> **Source material**:
□ □ □ □ □

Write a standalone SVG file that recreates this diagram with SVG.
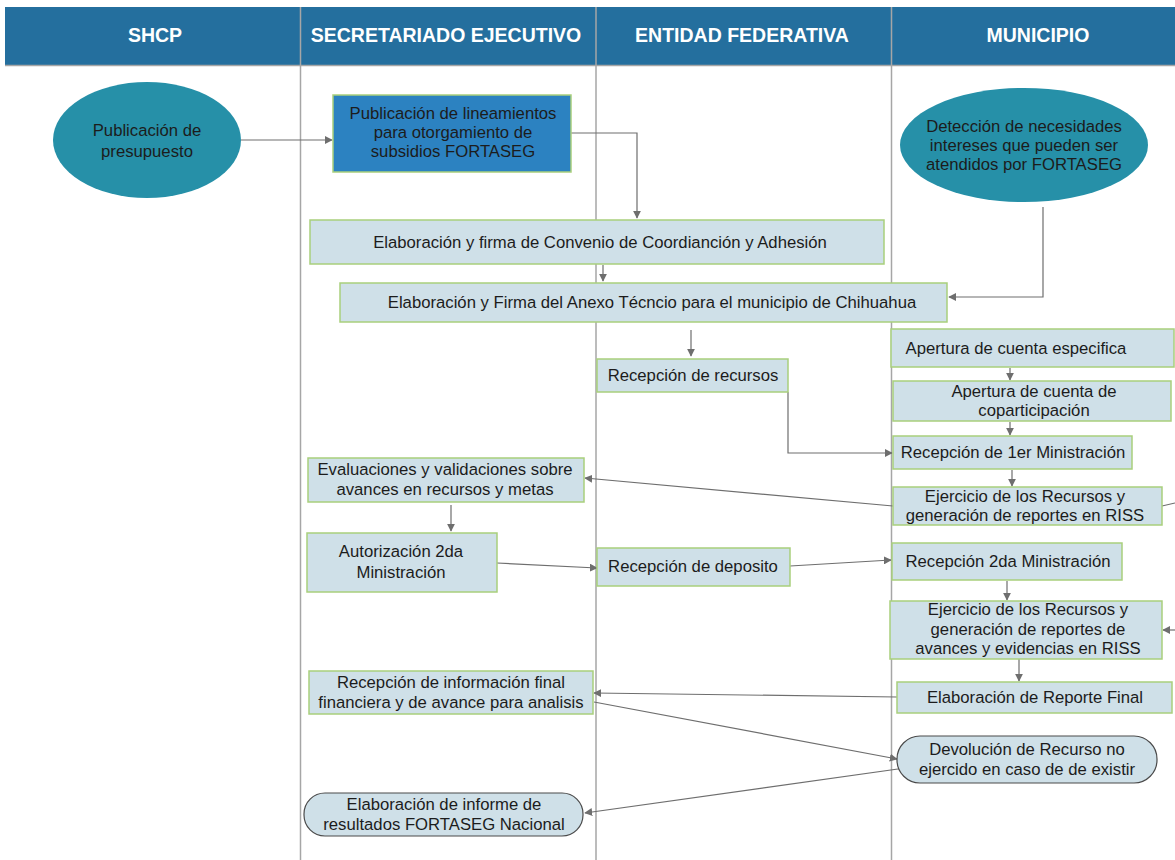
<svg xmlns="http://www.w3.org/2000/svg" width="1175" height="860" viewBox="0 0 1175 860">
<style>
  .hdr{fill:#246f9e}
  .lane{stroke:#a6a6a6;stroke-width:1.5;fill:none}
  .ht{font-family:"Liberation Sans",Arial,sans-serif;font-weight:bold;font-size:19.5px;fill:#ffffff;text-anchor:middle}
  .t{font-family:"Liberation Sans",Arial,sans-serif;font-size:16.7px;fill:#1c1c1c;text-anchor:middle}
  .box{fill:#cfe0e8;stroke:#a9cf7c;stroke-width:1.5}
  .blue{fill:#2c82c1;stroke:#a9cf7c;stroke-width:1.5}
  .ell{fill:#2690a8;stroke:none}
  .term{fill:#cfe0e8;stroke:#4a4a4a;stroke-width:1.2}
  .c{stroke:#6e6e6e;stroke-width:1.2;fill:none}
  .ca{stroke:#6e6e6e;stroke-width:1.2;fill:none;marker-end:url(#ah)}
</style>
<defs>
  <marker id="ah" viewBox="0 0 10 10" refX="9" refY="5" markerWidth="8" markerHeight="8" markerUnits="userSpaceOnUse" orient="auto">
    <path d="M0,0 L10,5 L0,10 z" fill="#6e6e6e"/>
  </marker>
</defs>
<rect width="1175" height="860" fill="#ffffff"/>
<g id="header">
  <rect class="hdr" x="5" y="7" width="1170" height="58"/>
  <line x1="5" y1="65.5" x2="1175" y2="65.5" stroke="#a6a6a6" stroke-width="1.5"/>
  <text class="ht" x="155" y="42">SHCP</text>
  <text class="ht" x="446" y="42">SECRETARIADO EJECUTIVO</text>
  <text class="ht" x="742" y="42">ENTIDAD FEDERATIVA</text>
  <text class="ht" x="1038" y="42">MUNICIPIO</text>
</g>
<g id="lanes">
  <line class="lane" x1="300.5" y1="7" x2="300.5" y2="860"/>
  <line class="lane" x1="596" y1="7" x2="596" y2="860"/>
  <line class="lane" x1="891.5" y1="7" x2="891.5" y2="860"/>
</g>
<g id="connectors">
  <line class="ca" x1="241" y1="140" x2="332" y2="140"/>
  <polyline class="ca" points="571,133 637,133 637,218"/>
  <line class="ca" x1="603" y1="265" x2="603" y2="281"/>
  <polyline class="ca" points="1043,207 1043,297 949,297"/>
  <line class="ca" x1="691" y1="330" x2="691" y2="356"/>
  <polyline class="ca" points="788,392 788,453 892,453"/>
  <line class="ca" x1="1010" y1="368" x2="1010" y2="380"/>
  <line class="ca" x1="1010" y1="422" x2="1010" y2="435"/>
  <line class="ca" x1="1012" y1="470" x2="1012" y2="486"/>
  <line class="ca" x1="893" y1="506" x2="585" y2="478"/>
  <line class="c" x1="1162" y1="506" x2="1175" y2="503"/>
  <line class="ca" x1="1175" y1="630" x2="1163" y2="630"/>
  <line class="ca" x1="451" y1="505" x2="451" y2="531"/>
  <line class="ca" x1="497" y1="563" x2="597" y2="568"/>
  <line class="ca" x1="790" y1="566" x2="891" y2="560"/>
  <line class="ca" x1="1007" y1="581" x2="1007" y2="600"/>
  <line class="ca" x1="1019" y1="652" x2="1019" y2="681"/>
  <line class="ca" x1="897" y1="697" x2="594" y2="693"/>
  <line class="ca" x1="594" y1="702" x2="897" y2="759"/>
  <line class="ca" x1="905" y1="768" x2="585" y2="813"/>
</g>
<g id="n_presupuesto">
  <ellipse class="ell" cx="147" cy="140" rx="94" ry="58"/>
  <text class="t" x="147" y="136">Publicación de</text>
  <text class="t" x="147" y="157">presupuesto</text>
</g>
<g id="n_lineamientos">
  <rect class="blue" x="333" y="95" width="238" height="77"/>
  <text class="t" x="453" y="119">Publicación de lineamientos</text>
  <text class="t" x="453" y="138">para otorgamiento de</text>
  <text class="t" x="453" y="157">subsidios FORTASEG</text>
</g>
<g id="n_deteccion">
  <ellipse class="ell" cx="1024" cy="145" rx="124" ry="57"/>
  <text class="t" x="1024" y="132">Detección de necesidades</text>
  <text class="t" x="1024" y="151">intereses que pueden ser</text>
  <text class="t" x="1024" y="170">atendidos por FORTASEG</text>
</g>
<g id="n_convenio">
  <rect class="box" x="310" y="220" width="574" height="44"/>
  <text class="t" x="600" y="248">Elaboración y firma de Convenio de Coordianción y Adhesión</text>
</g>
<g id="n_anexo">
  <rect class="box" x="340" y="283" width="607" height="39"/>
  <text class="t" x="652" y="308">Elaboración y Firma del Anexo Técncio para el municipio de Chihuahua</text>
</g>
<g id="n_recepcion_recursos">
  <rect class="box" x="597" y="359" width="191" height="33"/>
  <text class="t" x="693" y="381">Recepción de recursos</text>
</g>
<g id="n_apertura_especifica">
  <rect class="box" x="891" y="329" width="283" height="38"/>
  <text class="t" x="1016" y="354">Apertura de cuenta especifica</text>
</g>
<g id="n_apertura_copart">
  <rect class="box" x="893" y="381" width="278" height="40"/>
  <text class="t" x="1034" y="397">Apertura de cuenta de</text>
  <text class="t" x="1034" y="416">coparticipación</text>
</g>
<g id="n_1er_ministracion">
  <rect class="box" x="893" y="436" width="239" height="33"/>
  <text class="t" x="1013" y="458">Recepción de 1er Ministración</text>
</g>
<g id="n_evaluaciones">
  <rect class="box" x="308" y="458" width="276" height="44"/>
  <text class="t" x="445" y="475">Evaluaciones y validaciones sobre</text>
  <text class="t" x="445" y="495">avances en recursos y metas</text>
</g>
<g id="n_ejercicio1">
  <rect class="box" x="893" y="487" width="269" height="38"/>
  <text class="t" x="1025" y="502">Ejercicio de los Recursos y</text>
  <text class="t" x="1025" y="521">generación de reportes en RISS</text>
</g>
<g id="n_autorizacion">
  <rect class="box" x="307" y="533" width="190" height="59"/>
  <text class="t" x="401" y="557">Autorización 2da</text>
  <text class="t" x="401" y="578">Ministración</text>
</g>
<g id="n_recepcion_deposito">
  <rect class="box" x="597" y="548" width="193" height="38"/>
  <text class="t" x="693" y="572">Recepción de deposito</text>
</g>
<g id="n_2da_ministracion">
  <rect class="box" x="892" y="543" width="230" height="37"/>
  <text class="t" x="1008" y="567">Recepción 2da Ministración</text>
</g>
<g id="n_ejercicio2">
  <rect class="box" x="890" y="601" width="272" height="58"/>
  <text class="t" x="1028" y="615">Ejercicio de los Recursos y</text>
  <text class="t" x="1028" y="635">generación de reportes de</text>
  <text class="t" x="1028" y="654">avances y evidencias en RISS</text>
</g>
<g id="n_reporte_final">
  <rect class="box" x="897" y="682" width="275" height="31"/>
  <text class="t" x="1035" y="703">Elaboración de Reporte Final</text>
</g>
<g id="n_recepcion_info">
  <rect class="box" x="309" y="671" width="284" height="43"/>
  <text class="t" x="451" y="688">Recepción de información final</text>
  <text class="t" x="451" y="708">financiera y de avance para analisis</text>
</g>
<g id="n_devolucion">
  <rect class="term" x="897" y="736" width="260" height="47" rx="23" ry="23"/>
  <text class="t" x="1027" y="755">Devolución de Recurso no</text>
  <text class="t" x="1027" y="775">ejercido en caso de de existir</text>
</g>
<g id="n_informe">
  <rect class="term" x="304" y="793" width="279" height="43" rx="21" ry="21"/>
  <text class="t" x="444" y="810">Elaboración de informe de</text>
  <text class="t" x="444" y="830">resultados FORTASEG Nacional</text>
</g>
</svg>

□ □ □ □ □

> **Requirements**:
Print the full listing exactly, dropping the pictures.

> **Result**:
Write a standalone SVG file that recreates this diagram with SVG.
<svg xmlns="http://www.w3.org/2000/svg" width="1175" height="860" viewBox="0 0 1175 860">
<style>
  .hdr{fill:#246f9e}
  .lane{stroke:#a6a6a6;stroke-width:1.5;fill:none}
  .ht{font-family:"Liberation Sans",Arial,sans-serif;font-weight:bold;font-size:19.5px;fill:#ffffff;text-anchor:middle}
  .t{font-family:"Liberation Sans",Arial,sans-serif;font-size:16.7px;fill:#1c1c1c;text-anchor:middle}
  .box{fill:#cfe0e8;stroke:#a9cf7c;stroke-width:1.5}
  .blue{fill:#2c82c1;stroke:#a9cf7c;stroke-width:1.5}
  .ell{fill:#2690a8;stroke:none}
  .term{fill:#cfe0e8;stroke:#4a4a4a;stroke-width:1.2}
  .c{stroke:#6e6e6e;stroke-width:1.2;fill:none}
  .ca{stroke:#6e6e6e;stroke-width:1.2;fill:none;marker-end:url(#ah)}
</style>
<defs>
  <marker id="ah" viewBox="0 0 10 10" refX="9" refY="5" markerWidth="8" markerHeight="8" markerUnits="userSpaceOnUse" orient="auto">
    <path d="M0,0 L10,5 L0,10 z" fill="#6e6e6e"/>
  </marker>
</defs>
<rect width="1175" height="860" fill="#ffffff"/>
<g id="header">
  <rect class="hdr" x="5" y="7" width="1170" height="58"/>
  <line x1="5" y1="65.5" x2="1175" y2="65.5" stroke="#a6a6a6" stroke-width="1.5"/>
  <text class="ht" x="155" y="42">SHCP</text>
  <text class="ht" x="446" y="42">SECRETARIADO EJECUTIVO</text>
  <text class="ht" x="742" y="42">ENTIDAD FEDERATIVA</text>
  <text class="ht" x="1038" y="42">MUNICIPIO</text>
</g>
<g id="lanes">
  <line class="lane" x1="300.5" y1="7" x2="300.5" y2="860"/>
  <line class="lane" x1="596" y1="7" x2="596" y2="860"/>
  <line class="lane" x1="891.5" y1="7" x2="891.5" y2="860"/>
</g>
<g id="connectors">
  <line class="ca" x1="241" y1="140" x2="332" y2="140"/>
  <polyline class="ca" points="571,133 637,133 637,218"/>
  <line class="ca" x1="603" y1="265" x2="603" y2="281"/>
  <polyline class="ca" points="1043,207 1043,297 949,297"/>
  <line class="ca" x1="691" y1="330" x2="691" y2="356"/>
  <polyline class="ca" points="788,392 788,453 892,453"/>
  <line class="ca" x1="1010" y1="368" x2="1010" y2="380"/>
  <line class="ca" x1="1010" y1="422" x2="1010" y2="435"/>
  <line class="ca" x1="1012" y1="470" x2="1012" y2="486"/>
  <line class="ca" x1="893" y1="506" x2="585" y2="478"/>
  <line class="c" x1="1162" y1="506" x2="1175" y2="503"/>
  <line class="ca" x1="1175" y1="630" x2="1163" y2="630"/>
  <line class="ca" x1="451" y1="505" x2="451" y2="531"/>
  <line class="ca" x1="497" y1="563" x2="597" y2="568"/>
  <line class="ca" x1="790" y1="566" x2="891" y2="560"/>
  <line class="ca" x1="1007" y1="581" x2="1007" y2="600"/>
  <line class="ca" x1="1019" y1="652" x2="1019" y2="681"/>
  <line class="ca" x1="897" y1="697" x2="594" y2="693"/>
  <line class="ca" x1="594" y1="702" x2="897" y2="759"/>
  <line class="ca" x1="905" y1="768" x2="585" y2="813"/>
</g>
<g id="n_presupuesto">
  <ellipse class="ell" cx="147" cy="140" rx="94" ry="58"/>
  <text class="t" x="147" y="136">Publicación de</text>
  <text class="t" x="147" y="157">presupuesto</text>
</g>
<g id="n_lineamientos">
  <rect class="blue" x="333" y="95" width="238" height="77"/>
  <text class="t" x="453" y="119">Publicación de lineamientos</text>
  <text class="t" x="453" y="138">para otorgamiento de</text>
  <text class="t" x="453" y="157">subsidios FORTASEG</text>
</g>
<g id="n_deteccion">
  <ellipse class="ell" cx="1024" cy="145" rx="124" ry="57"/>
  <text class="t" x="1024" y="132">Detección de necesidades</text>
  <text class="t" x="1024" y="151">intereses que pueden ser</text>
  <text class="t" x="1024" y="170">atendidos por FORTASEG</text>
</g>
<g id="n_convenio">
  <rect class="box" x="310" y="220" width="574" height="44"/>
  <text class="t" x="600" y="248">Elaboración y firma de Convenio de Coordianción y Adhesión</text>
</g>
<g id="n_anexo">
  <rect class="box" x="340" y="283" width="607" height="39"/>
  <text class="t" x="652" y="308">Elaboración y Firma del Anexo Técncio para el municipio de Chihuahua</text>
</g>
<g id="n_recepcion_recursos">
  <rect class="box" x="597" y="359" width="191" height="33"/>
  <text class="t" x="693" y="381">Recepción de recursos</text>
</g>
<g id="n_apertura_especifica">
  <rect class="box" x="891" y="329" width="283" height="38"/>
  <text class="t" x="1016" y="354">Apertura de cuenta especifica</text>
</g>
<g id="n_apertura_copart">
  <rect class="box" x="893" y="381" width="278" height="40"/>
  <text class="t" x="1034" y="397">Apertura de cuenta de</text>
  <text class="t" x="1034" y="416">coparticipación</text>
</g>
<g id="n_1er_ministracion">
  <rect class="box" x="893" y="436" width="239" height="33"/>
  <text class="t" x="1013" y="458">Recepción de 1er Ministración</text>
</g>
<g id="n_evaluaciones">
  <rect class="box" x="308" y="458" width="276" height="44"/>
  <text class="t" x="445" y="475">Evaluaciones y validaciones sobre</text>
  <text class="t" x="445" y="495">avances en recursos y metas</text>
</g>
<g id="n_ejercicio1">
  <rect class="box" x="893" y="487" width="269" height="38"/>
  <text class="t" x="1025" y="502">Ejercicio de los Recursos y</text>
  <text class="t" x="1025" y="521">generación de reportes en RISS</text>
</g>
<g id="n_autorizacion">
  <rect class="box" x="307" y="533" width="190" height="59"/>
  <text class="t" x="401" y="557">Autorización 2da</text>
  <text class="t" x="401" y="578">Ministración</text>
</g>
<g id="n_recepcion_deposito">
  <rect class="box" x="597" y="548" width="193" height="38"/>
  <text class="t" x="693" y="572">Recepción de deposito</text>
</g>
<g id="n_2da_ministracion">
  <rect class="box" x="892" y="543" width="230" height="37"/>
  <text class="t" x="1008" y="567">Recepción 2da Ministración</text>
</g>
<g id="n_ejercicio2">
  <rect class="box" x="890" y="601" width="272" height="58"/>
  <text class="t" x="1028" y="615">Ejercicio de los Recursos y</text>
  <text class="t" x="1028" y="635">generación de reportes de</text>
  <text class="t" x="1028" y="654">avances y evidencias en RISS</text>
</g>
<g id="n_reporte_final">
  <rect class="box" x="897" y="682" width="275" height="31"/>
  <text class="t" x="1035" y="703">Elaboración de Reporte Final</text>
</g>
<g id="n_recepcion_info">
  <rect class="box" x="309" y="671" width="284" height="43"/>
  <text class="t" x="451" y="688">Recepción de información final</text>
  <text class="t" x="451" y="708">financiera y de avance para analisis</text>
</g>
<g id="n_devolucion">
  <rect class="term" x="897" y="736" width="260" height="47" rx="23" ry="23"/>
  <text class="t" x="1027" y="755">Devolución de Recurso no</text>
  <text class="t" x="1027" y="775">ejercido en caso de de existir</text>
</g>
<g id="n_informe">
  <rect class="term" x="304" y="793" width="279" height="43" rx="21" ry="21"/>
  <text class="t" x="444" y="810">Elaboración de informe de</text>
  <text class="t" x="444" y="830">resultados FORTASEG Nacional</text>
</g>
</svg>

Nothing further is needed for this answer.